Read more about the specific advantages of practicing insight management within an organization.

I know the steps involved in the insight management process

The insight management process consists of these five steps:

  1. Identifying insight relevant for managing
  2. Taking down relevant insight for further refinement
  3. Organizing the insight for better discoverability and a deeper understanding
  4. Exposing the insight to relevant stakeholders
  5. Improving upon the insight
I know the different levels of practicing insight management

There are three primary levels of practicing insight management. These levels represent how effective an individual is in contributing to the retention, sharing and reuse of insight within a team, and can be improved upon through improved awareness and practice.

The levels are:

  • Level 1: I intuitively look up and reuse recipies built by others
  • Level 2: I identify and flag useful insight worth sharing
  • Level 3: I correct and make adjustment to recipes when appropriate
  • Level 4: I proactively convert my insight into recipes that can be reused by myself and others

The expected insight management level of any given person will depend on their role and level of experience.

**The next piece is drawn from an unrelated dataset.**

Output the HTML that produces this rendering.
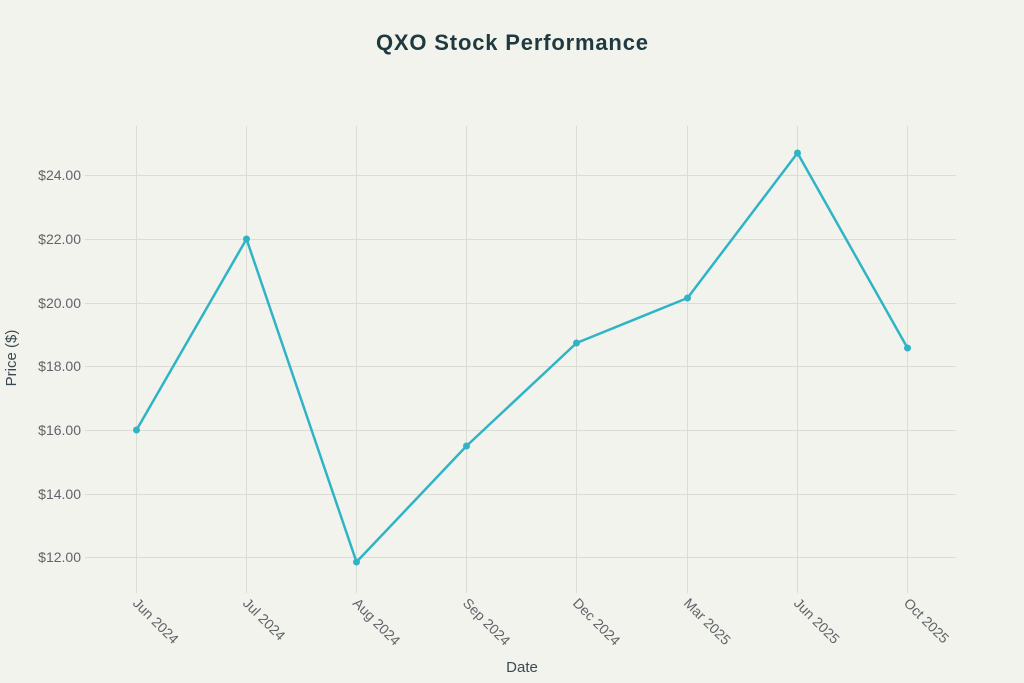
<!DOCTYPE html>
<html><head><meta charset="utf-8"><style>
html,body{margin:0;padding:0;background:#f3f3ee;}
svg{display:block;font-family:"Liberation Sans",sans-serif;}
</style></head><body>
<svg width="1024" height="683" viewBox="0 0 1024 683">
<rect width="1024" height="683" fill="#f3f3ee"/>
<text x="512" y="50" text-anchor="middle" font-size="22" font-weight="bold" fill="#1f3a3f" textLength="272">QXO Stock Performance</text>
<g stroke="#dcdcd6" stroke-width="1">
<line x1="85" x2="956" y1="175.5" y2="175.5"/>
<line x1="85" x2="956" y1="239.5" y2="239.5"/>
<line x1="85" x2="956" y1="303.5" y2="303.5"/>
<line x1="85" x2="956" y1="366.5" y2="366.5"/>
<line x1="85" x2="956" y1="430.5" y2="430.5"/>
<line x1="85" x2="956" y1="494.5" y2="494.5"/>
<line x1="85" x2="956" y1="557.5" y2="557.5"/>
<line x1="136.5" x2="136.5" y1="126" y2="593"/>
<line x1="246.5" x2="246.5" y1="126" y2="593"/>
<line x1="356.5" x2="356.5" y1="126" y2="593"/>
<line x1="466.5" x2="466.5" y1="126" y2="593"/>
<line x1="576.5" x2="576.5" y1="126" y2="593"/>
<line x1="687.5" x2="687.5" y1="126" y2="593"/>
<line x1="797.5" x2="797.5" y1="126" y2="593"/>
<line x1="907.5" x2="907.5" y1="126" y2="593"/>
</g>
<g font-size="14" fill="#5f6468" text-anchor="end">
<text x="81" y="180">$24.00</text>
<text x="81" y="244">$22.00</text>
<text x="81" y="308">$20.00</text>
<text x="81" y="371">$18.00</text>
<text x="81" y="435">$16.00</text>
<text x="81" y="499">$14.00</text>
<text x="81" y="562">$12.00</text>
</g>
<g font-size="14" fill="#5f6468">
<text transform="translate(132,604) rotate(45)">Jun 2024</text>
<text transform="translate(242,604) rotate(45)">Jul 2024</text>
<text transform="translate(352,604) rotate(45)">Aug 2024</text>
<text transform="translate(462,604) rotate(45)">Sep 2024</text>
<text transform="translate(572,604) rotate(45)">Dec 2024</text>
<text transform="translate(683,604) rotate(45)">Mar 2025</text>
<text transform="translate(793,604) rotate(45)">Jun 2025</text>
<text transform="translate(903,604) rotate(45)">Oct 2025</text>
</g>
<text x="522" y="672" text-anchor="middle" font-size="15" fill="#3b4a50">Date</text>
<text transform="translate(16,358) rotate(-90)" text-anchor="middle" font-size="15" fill="#3b4a50">Price ($)</text>
<polyline fill="none" stroke="#2fb4c6" stroke-width="2.5" stroke-linejoin="round" points="136.5,430 246.5,239 356.5,562 466.5,446 576.5,343 687.5,298 797.5,153 907.5,348"/>
<g fill="#2fb4c6">
<circle cx="136.5" cy="430" r="3.5"/><circle cx="246.5" cy="239" r="3.5"/><circle cx="356.5" cy="562" r="3.5"/><circle cx="466.5" cy="446" r="3.5"/><circle cx="576.5" cy="343" r="3.5"/><circle cx="687.5" cy="298" r="3.5"/><circle cx="797.5" cy="153" r="3.5"/><circle cx="907.5" cy="348" r="3.5"/>
</g>
</svg>
</body></html>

The more experienced a person is, the greater the benefit will be for the team if that person reaches a high level of insight management.

I am comfortable writing stuff down

Some people feel uncomfortable when prompted to document how work it done.

Some common concerns are:

  • How can I ensure that it's not a waste of time?
    • Won't it be quicker to just do it?
    • Will it actually be read by anyone?
  • Writing stuff down makes expectations more permanent/rigid
    • I want people to have a sense of freedom
    • I don't want us becoming robots acting out programming instructions

If these concerns resonate with you, consider discussing them within your team or with an insight consultant in order to collect multiple perspective and identify what makes sense to document and not in the context of your team.

I practice an insight management mindset

When we refer to someone as having an insight management mindset, we mean that that person understands the value of and intuitively practices the insight management process.